_Exercise prompt_
Only the pictures are to be left out; set down the rest of the records exactly.

[Entries with chart source code]
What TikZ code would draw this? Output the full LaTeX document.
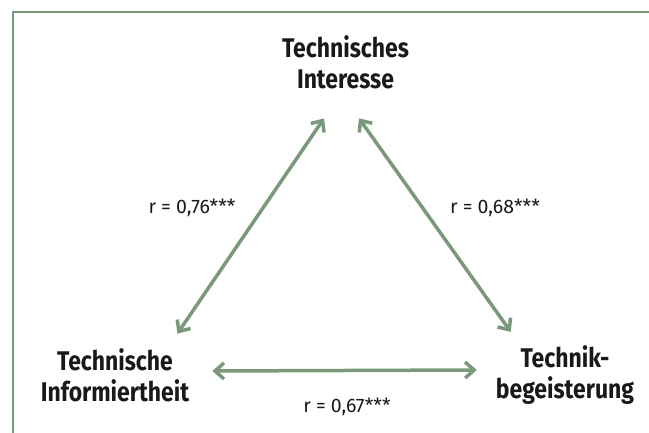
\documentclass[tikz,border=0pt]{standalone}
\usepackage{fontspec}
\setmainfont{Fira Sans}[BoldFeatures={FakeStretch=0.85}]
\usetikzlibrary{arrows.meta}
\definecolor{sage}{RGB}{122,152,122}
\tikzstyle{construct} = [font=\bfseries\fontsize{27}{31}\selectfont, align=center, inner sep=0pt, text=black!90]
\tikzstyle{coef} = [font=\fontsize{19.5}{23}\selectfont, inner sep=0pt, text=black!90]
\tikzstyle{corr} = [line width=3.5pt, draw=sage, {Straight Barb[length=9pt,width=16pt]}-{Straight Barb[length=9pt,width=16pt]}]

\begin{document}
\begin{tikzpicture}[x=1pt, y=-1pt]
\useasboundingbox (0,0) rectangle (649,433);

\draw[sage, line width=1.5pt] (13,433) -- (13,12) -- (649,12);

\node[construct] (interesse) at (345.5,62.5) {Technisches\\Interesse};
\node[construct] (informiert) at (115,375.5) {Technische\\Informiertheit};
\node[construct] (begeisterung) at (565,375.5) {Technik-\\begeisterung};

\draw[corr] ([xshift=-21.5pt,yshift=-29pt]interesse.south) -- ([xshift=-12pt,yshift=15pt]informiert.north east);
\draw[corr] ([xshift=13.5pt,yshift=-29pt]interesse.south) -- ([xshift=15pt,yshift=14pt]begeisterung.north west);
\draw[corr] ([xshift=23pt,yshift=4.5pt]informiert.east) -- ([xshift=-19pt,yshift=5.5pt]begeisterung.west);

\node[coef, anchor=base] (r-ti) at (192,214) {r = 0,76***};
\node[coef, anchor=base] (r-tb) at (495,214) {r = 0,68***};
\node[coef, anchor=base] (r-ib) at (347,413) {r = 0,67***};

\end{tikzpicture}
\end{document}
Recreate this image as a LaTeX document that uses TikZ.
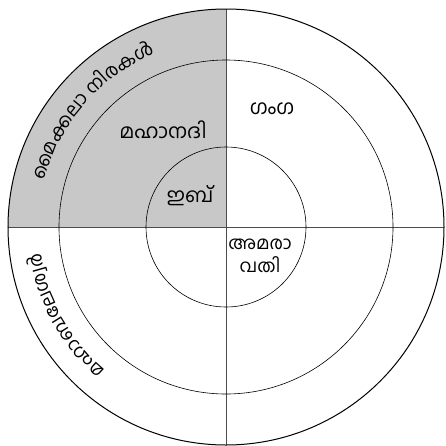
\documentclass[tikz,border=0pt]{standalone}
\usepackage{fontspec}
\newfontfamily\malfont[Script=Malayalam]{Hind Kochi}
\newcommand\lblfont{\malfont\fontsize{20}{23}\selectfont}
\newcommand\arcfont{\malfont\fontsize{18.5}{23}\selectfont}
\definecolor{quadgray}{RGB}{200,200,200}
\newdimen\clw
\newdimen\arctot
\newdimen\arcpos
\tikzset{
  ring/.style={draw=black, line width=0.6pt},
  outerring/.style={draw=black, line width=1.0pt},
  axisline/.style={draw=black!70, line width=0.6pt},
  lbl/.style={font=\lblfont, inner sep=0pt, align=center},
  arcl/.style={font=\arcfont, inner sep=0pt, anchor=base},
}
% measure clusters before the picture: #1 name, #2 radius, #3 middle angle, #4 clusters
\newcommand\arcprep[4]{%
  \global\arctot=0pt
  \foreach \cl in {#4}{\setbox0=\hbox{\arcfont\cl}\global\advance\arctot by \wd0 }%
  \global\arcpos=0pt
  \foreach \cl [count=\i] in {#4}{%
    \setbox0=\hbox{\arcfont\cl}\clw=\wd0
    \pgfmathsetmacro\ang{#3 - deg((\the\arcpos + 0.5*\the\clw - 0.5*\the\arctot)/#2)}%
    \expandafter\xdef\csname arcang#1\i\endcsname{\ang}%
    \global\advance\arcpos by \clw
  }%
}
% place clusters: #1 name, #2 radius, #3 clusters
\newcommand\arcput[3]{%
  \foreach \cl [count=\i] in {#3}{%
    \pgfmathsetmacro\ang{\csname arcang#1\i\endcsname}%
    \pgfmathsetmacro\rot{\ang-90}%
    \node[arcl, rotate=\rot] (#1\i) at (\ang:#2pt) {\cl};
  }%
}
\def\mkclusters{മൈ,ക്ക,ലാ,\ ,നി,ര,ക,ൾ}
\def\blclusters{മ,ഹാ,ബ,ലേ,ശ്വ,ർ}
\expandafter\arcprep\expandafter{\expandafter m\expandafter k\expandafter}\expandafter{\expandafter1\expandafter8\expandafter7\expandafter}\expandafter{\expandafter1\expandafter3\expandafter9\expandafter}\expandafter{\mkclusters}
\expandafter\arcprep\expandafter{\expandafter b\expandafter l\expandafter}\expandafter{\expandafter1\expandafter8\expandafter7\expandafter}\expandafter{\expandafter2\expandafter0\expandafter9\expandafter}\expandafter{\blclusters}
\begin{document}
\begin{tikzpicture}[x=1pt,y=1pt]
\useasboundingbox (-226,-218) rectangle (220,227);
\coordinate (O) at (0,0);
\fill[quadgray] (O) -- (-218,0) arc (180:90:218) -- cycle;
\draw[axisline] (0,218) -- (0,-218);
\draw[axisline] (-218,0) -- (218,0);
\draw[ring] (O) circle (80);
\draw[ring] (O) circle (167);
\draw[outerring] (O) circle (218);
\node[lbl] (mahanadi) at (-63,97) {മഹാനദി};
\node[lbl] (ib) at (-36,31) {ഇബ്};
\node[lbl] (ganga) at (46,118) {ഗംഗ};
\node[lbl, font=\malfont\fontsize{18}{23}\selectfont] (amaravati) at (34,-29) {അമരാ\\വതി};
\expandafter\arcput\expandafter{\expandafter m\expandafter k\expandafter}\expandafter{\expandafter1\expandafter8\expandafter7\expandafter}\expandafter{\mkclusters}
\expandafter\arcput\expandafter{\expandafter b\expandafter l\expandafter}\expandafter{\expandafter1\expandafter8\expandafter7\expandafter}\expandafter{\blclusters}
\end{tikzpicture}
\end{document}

_Response below_
What TikZ code would draw this? Output the full LaTeX document.
\documentclass[tikz,border=0pt]{standalone}
\usepackage{fontspec}
\setmainfont{Fira Sans}[BoldFeatures={FakeStretch=0.85}]
\usetikzlibrary{arrows.meta}
\definecolor{sage}{RGB}{122,152,122}
\tikzstyle{construct} = [font=\bfseries\fontsize{27}{31}\selectfont, align=center, inner sep=0pt, text=black!90]
\tikzstyle{coef} = [font=\fontsize{19.5}{23}\selectfont, inner sep=0pt, text=black!90]
\tikzstyle{corr} = [line width=3.5pt, draw=sage, {Straight Barb[length=9pt,width=16pt]}-{Straight Barb[length=9pt,width=16pt]}]

\begin{document}
\begin{tikzpicture}[x=1pt, y=-1pt]
\useasboundingbox (0,0) rectangle (649,433);

\draw[sage, line width=1.5pt] (13,433) -- (13,12) -- (649,12);

\node[construct] (interesse) at (345.5,62.5) {Technisches\\Interesse};
\node[construct] (informiert) at (115,375.5) {Technische\\Informiertheit};
\node[construct] (begeisterung) at (565,375.5) {Technik-\\begeisterung};

\draw[corr] ([xshift=-21.5pt,yshift=-29pt]interesse.south) -- ([xshift=-12pt,yshift=15pt]informiert.north east);
\draw[corr] ([xshift=13.5pt,yshift=-29pt]interesse.south) -- ([xshift=15pt,yshift=14pt]begeisterung.north west);
\draw[corr] ([xshift=23pt,yshift=4.5pt]informiert.east) -- ([xshift=-19pt,yshift=5.5pt]begeisterung.west);

\node[coef, anchor=base] (r-ti) at (192,214) {r = 0,76***};
\node[coef, anchor=base] (r-tb) at (495,214) {r = 0,68***};
\node[coef, anchor=base] (r-ib) at (347,413) {r = 0,67***};

\end{tikzpicture}
\end{document}
Recreate this image as a LaTeX document that uses TikZ.
\documentclass[tikz,border=0pt]{standalone}
\usepackage{fontspec}
\newfontfamily\malfont[Script=Malayalam]{Hind Kochi}
\newcommand\lblfont{\malfont\fontsize{20}{23}\selectfont}
\newcommand\arcfont{\malfont\fontsize{18.5}{23}\selectfont}
\definecolor{quadgray}{RGB}{200,200,200}
\newdimen\clw
\newdimen\arctot
\newdimen\arcpos
\tikzset{
  ring/.style={draw=black, line width=0.6pt},
  outerring/.style={draw=black, line width=1.0pt},
  axisline/.style={draw=black!70, line width=0.6pt},
  lbl/.style={font=\lblfont, inner sep=0pt, align=center},
  arcl/.style={font=\arcfont, inner sep=0pt, anchor=base},
}
% measure clusters before the picture: #1 name, #2 radius, #3 middle angle, #4 clusters
\newcommand\arcprep[4]{%
  \global\arctot=0pt
  \foreach \cl in {#4}{\setbox0=\hbox{\arcfont\cl}\global\advance\arctot by \wd0 }%
  \global\arcpos=0pt
  \foreach \cl [count=\i] in {#4}{%
    \setbox0=\hbox{\arcfont\cl}\clw=\wd0
    \pgfmathsetmacro\ang{#3 - deg((\the\arcpos + 0.5*\the\clw - 0.5*\the\arctot)/#2)}%
    \expandafter\xdef\csname arcang#1\i\endcsname{\ang}%
    \global\advance\arcpos by \clw
  }%
}
% place clusters: #1 name, #2 radius, #3 clusters
\newcommand\arcput[3]{%
  \foreach \cl [count=\i] in {#3}{%
    \pgfmathsetmacro\ang{\csname arcang#1\i\endcsname}%
    \pgfmathsetmacro\rot{\ang-90}%
    \node[arcl, rotate=\rot] (#1\i) at (\ang:#2pt) {\cl};
  }%
}
\def\mkclusters{മൈ,ക്ക,ലാ,\ ,നി,ര,ക,ൾ}
\def\blclusters{മ,ഹാ,ബ,ലേ,ശ്വ,ർ}
\expandafter\arcprep\expandafter{\expandafter m\expandafter k\expandafter}\expandafter{\expandafter1\expandafter8\expandafter7\expandafter}\expandafter{\expandafter1\expandafter3\expandafter9\expandafter}\expandafter{\mkclusters}
\expandafter\arcprep\expandafter{\expandafter b\expandafter l\expandafter}\expandafter{\expandafter1\expandafter8\expandafter7\expandafter}\expandafter{\expandafter2\expandafter0\expandafter9\expandafter}\expandafter{\blclusters}
\begin{document}
\begin{tikzpicture}[x=1pt,y=1pt]
\useasboundingbox (-226,-218) rectangle (220,227);
\coordinate (O) at (0,0);
\fill[quadgray] (O) -- (-218,0) arc (180:90:218) -- cycle;
\draw[axisline] (0,218) -- (0,-218);
\draw[axisline] (-218,0) -- (218,0);
\draw[ring] (O) circle (80);
\draw[ring] (O) circle (167);
\draw[outerring] (O) circle (218);
\node[lbl] (mahanadi) at (-63,97) {മഹാനദി};
\node[lbl] (ib) at (-36,31) {ഇബ്};
\node[lbl] (ganga) at (46,118) {ഗംഗ};
\node[lbl, font=\malfont\fontsize{18}{23}\selectfont] (amaravati) at (34,-29) {അമരാ\\വതി};
\expandafter\arcput\expandafter{\expandafter m\expandafter k\expandafter}\expandafter{\expandafter1\expandafter8\expandafter7\expandafter}\expandafter{\mkclusters}
\expandafter\arcput\expandafter{\expandafter b\expandafter l\expandafter}\expandafter{\expandafter1\expandafter8\expandafter7\expandafter}\expandafter{\blclusters}
\end{tikzpicture}
\end{document}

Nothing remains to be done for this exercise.